Praise for James Thurber

“It is a form of humor which is also a way of saying something serious. There is a criticism of life at the bottom of it. It is serious and even somber. Unlike so much humor, it is not merely a criticism of manners—that is, of the superficial aspects of society at a given
moment—but something more profound. His writings and also his illustrations are
capable of surviving the immediate environment and time out of which they spring. To some extent, they will be a document of the age they belong to.”—T. S. Eliot

“Although he is best known for ‘Walter Mitty’ and ‘The Male Animal,’ the book of his I like the best is ‘The Last Flower.’ . . . And of all the flowers, real and figurative, that will find their way to Thurber’s last resting place, the one that will remain fresh and wiltproof is the little flower he himself drew, on the last page of that lovely book.”—E. B. White


Originally published in November 1939, two months after World War II officially began, James Thurber’s parable in pictures—a graphic novel ahead of its day—about the eternal cycles of war, peace, love, and the resilience of one little flower remains as relevant today as it was then. The New York Times called it “at once one of the most serious and one of the most hilarious contributions on war.” E. B. White wrote, “In it you will find his faith in the renewal of life, his feeling for the beauty and fragility of life on earth.”

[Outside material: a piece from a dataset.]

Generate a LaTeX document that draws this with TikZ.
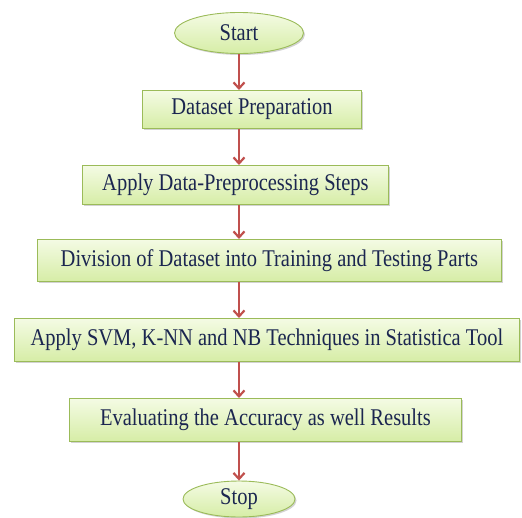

Civilization has collapsed after World War XII, dogs have deserted their masters, all the groves and gardens have been destroyed, and love has vanished from the earth. Then one day, “a young girl who had never seen a flower chanced to come upon the last one in the world.” Written amid the sorrow and chaos of war, dedicated to his only child “in the wistful hope that her world will be better than mine,” Thurber’s The Last Flower is a wise and loving testimony to the salvation found in nature. This new printing will feature new scans of Thurber’s original 1939 drawings.

The author of nearly forty books, including collections of essays, short stories, fables, plays, and children’s stories, James Thurber (1894–1961) created an acerbic world of beleaguered husbands, domineering women, and fabulous animals; no one before or since has drawn dogs as he did. A native of Columbus, Ohio, he worked as a newspaperman before joining the staff of the New Yorker. A self-proclaimed “painstaking writer who doodles for relaxation,” he began his career as a cartoonist when E. B. White, his New Yorker office mate, rescued his drawings from the trash.